- [EXERCISE PROMPT] Only the lines holding the string "chart" are needed. Copy each one.

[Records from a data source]
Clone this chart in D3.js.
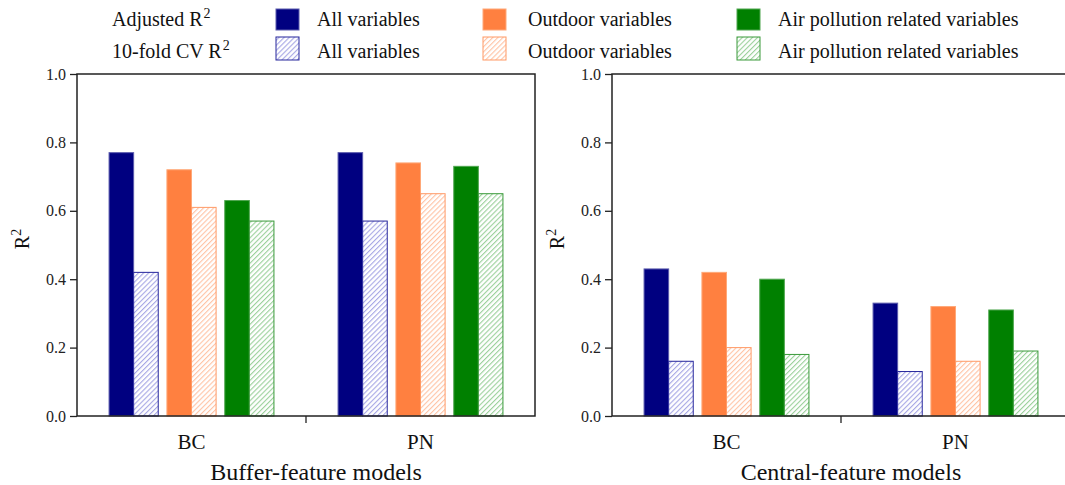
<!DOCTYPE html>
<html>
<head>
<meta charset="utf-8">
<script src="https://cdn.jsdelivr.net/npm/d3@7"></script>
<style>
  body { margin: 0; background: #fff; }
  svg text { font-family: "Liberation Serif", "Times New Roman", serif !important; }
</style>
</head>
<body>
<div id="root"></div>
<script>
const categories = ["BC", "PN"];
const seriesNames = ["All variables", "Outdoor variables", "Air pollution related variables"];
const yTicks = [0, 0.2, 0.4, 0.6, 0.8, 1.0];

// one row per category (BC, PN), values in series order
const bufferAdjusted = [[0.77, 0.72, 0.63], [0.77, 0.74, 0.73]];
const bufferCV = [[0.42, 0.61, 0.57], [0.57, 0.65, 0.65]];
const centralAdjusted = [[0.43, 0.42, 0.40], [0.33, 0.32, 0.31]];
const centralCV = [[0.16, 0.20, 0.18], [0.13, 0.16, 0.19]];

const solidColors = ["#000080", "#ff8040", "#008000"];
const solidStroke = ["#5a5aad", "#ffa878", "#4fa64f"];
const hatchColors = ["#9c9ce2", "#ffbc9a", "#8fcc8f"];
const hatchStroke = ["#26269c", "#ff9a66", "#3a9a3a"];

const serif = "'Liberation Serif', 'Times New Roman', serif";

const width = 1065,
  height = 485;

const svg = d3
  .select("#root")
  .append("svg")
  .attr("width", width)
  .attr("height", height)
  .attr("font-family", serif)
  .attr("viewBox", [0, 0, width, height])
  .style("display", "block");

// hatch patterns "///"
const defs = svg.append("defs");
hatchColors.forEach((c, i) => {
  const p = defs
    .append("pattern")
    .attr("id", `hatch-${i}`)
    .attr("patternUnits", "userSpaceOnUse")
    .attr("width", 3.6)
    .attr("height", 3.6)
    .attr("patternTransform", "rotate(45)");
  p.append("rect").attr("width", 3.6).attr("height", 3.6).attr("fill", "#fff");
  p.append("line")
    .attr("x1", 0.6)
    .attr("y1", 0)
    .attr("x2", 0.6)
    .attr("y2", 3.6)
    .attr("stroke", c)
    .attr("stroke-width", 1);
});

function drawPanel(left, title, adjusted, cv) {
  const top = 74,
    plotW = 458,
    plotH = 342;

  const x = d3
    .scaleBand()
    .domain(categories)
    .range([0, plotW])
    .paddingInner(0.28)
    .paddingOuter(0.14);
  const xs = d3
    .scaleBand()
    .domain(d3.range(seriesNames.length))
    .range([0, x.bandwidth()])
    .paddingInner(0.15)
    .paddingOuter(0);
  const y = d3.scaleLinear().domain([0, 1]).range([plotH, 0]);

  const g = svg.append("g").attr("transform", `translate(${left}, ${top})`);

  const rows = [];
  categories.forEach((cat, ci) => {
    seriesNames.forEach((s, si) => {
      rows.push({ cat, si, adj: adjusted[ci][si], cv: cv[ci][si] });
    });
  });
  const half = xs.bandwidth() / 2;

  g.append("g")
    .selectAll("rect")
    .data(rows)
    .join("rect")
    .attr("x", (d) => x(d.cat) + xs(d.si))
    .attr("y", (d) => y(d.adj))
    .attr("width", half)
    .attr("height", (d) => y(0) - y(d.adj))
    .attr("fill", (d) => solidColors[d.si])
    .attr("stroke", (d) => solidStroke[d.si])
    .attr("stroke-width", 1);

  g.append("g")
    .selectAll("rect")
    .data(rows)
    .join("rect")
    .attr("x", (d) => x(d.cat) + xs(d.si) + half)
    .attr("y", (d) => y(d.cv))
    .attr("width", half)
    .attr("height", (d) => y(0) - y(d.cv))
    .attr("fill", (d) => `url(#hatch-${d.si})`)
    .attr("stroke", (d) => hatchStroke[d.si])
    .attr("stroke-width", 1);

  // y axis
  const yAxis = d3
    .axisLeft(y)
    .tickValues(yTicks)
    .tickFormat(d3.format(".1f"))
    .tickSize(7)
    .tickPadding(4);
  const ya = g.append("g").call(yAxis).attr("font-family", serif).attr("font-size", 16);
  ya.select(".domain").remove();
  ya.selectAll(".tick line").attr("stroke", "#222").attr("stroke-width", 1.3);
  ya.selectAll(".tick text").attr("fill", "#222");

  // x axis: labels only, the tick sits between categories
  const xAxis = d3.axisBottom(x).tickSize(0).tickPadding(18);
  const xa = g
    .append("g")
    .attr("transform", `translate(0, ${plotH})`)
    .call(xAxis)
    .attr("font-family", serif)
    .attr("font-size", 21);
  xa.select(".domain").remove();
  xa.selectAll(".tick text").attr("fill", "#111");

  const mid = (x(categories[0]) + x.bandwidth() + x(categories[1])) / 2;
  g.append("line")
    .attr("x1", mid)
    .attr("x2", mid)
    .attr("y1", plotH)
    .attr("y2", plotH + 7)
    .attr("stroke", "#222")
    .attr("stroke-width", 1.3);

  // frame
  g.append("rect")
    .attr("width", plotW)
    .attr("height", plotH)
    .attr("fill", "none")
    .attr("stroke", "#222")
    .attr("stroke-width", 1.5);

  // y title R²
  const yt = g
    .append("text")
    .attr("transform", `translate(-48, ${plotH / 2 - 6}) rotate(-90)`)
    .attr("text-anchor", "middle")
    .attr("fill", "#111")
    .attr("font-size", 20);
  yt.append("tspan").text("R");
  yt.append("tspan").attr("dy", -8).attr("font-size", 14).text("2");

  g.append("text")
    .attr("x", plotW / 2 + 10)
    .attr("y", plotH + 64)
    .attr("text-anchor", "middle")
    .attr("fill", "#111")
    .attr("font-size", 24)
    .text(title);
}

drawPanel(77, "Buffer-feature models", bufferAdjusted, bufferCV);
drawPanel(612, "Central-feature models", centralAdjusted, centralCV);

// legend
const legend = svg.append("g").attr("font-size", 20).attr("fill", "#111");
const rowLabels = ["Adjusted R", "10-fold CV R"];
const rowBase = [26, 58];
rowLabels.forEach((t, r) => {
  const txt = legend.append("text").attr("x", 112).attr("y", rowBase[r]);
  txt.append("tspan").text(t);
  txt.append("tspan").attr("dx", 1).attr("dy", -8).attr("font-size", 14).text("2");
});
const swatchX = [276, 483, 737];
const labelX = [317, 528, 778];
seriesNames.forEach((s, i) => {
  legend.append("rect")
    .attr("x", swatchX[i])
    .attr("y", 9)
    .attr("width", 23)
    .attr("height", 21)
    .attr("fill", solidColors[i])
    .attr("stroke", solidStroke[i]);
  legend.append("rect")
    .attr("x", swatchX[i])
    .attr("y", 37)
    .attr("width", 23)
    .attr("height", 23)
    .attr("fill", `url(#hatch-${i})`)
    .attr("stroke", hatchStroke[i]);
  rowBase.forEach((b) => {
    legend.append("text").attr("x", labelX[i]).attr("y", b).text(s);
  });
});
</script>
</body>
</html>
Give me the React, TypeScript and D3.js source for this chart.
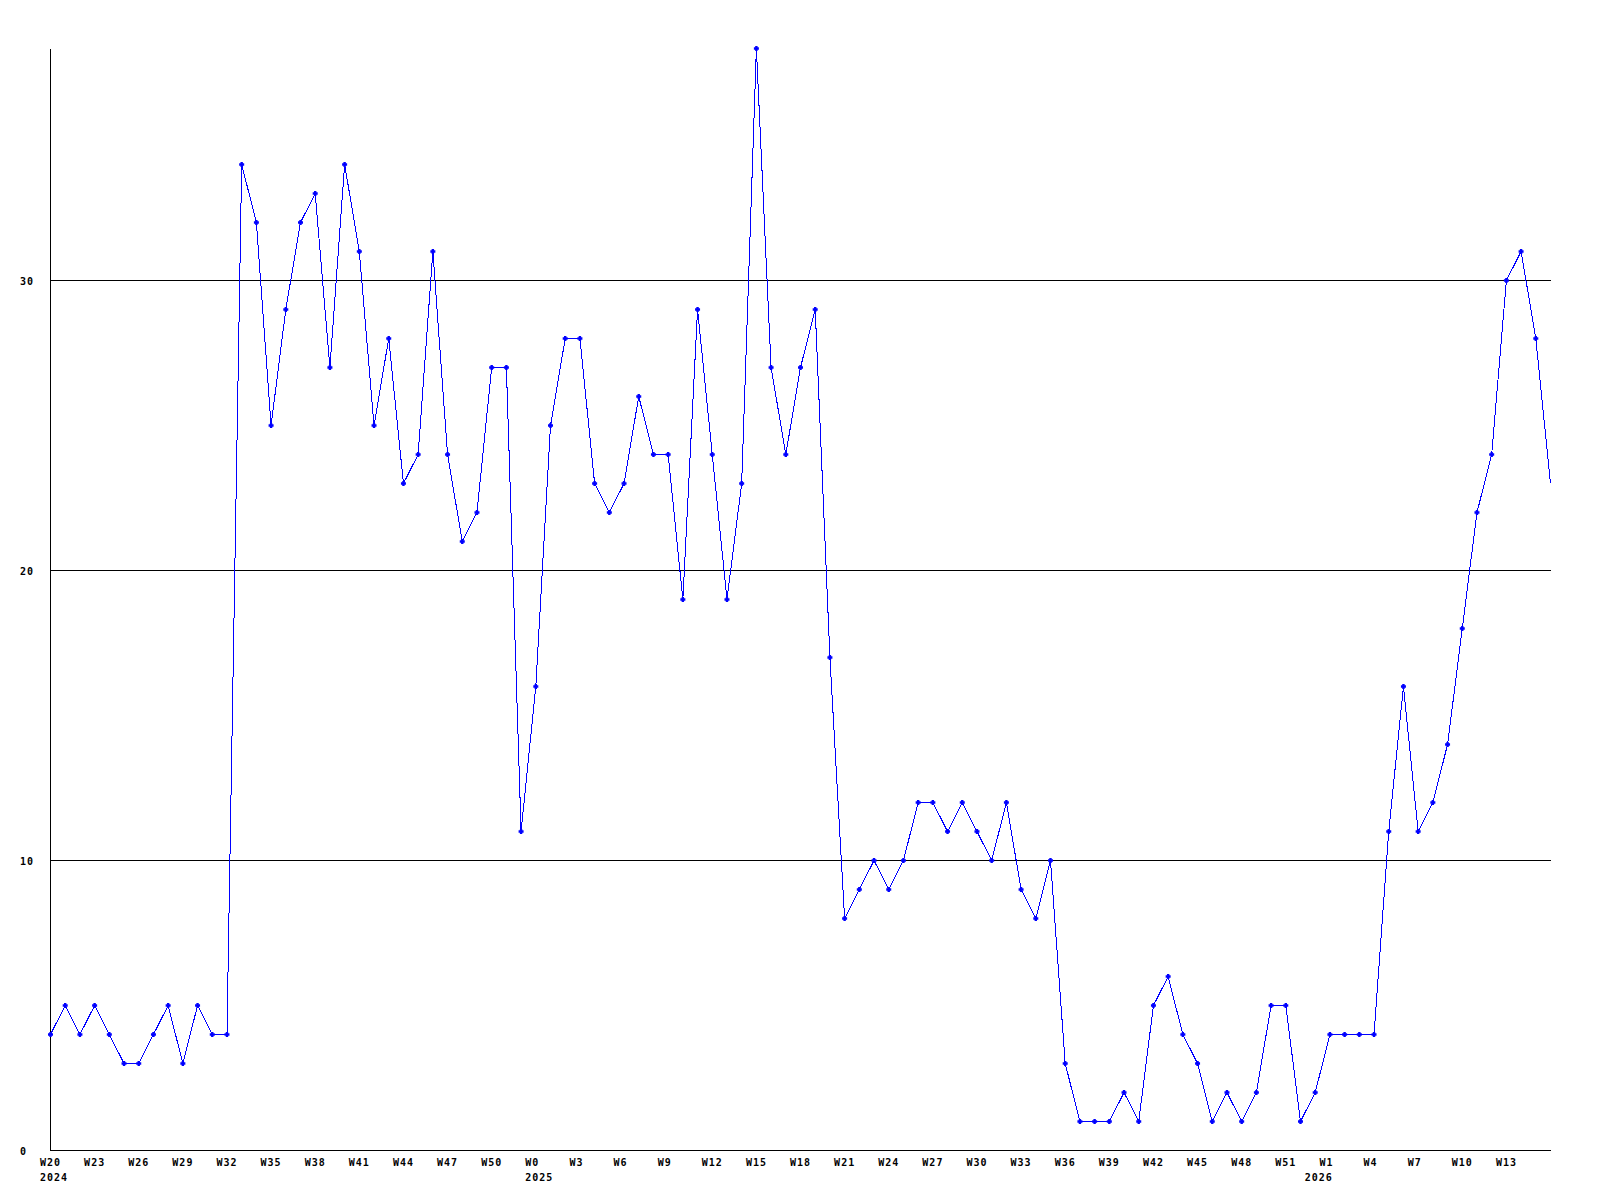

- [FINISHED EXERCISE]
Clone this chart in D3.js.
Give me the React, TypeScript and D3.js source for this chart.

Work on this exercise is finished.